Mucho más se podría escribir sobre el mismo tema. Lo que nunca se sospechó en aquel entonces es que pausadamente, a lo largo de las administraciones de Zedillo, Fox y Calderón, estos propósitos de ejercicio de soberanía dieran marcha atrás de manera contundente. Zedillo nulificó al Cendro, al Sistema Hemisférico de Información, y con ello a la conducción por parte de México de toda esa urdimbre de agentes que operaba en México y en los países ya señalados. Estados Unidos dividió para vencer.
Fox y Calderón siguieron la misma huella y así las huestes de agentes de todas las agencias estadunidenses fueron creciendo y penetrando áreas altamente sensibles del gobierno de México y a las redes del crimen organizado, principalmente en su modalidad de narcotráfico, al grado tal que se volvió a las prácticas de los años 60-70, donde los eficientísimos recursos estadunidenses obtenían la información que necesitaban para su interés y compartían con México lo que ellos autónomamente decidían. Finalmente con Calderón, Estados Unidos logró lo que por años persiguió: consolidar en México un centro de espionaje.

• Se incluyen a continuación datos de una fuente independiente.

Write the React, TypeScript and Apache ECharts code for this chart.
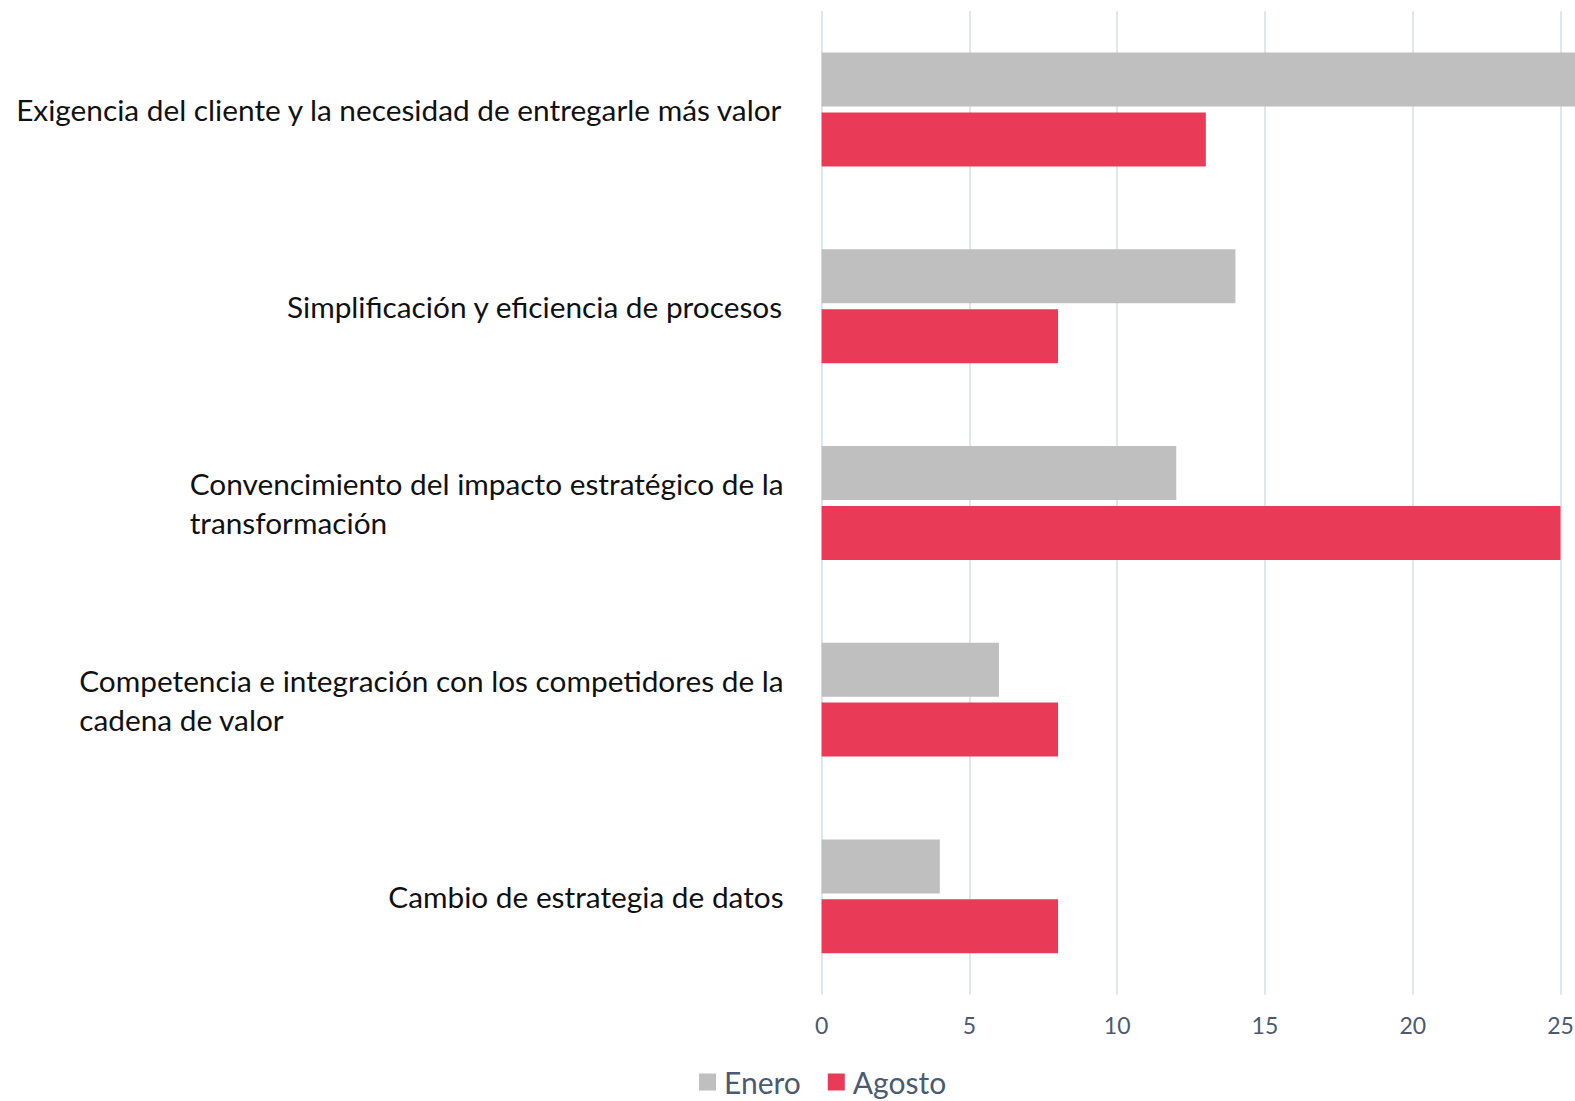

Así estamos hoy, y esto se demuestra con la cínica instalación en los niveles superiores de un edificio sito en el número 265 del Paseo de Reforma, al lado de la embajada. Es tan ominosa y avasalladora esta muestra de superioridad por parte de ellos, y de sumisión por parte de Felipe Calderón, que verdaderamente es inútil describirla y valorarla. Así estamos en manos de estos gobiernos autodenominados del cambio. ¡Y vaya que han dado un esquinazo!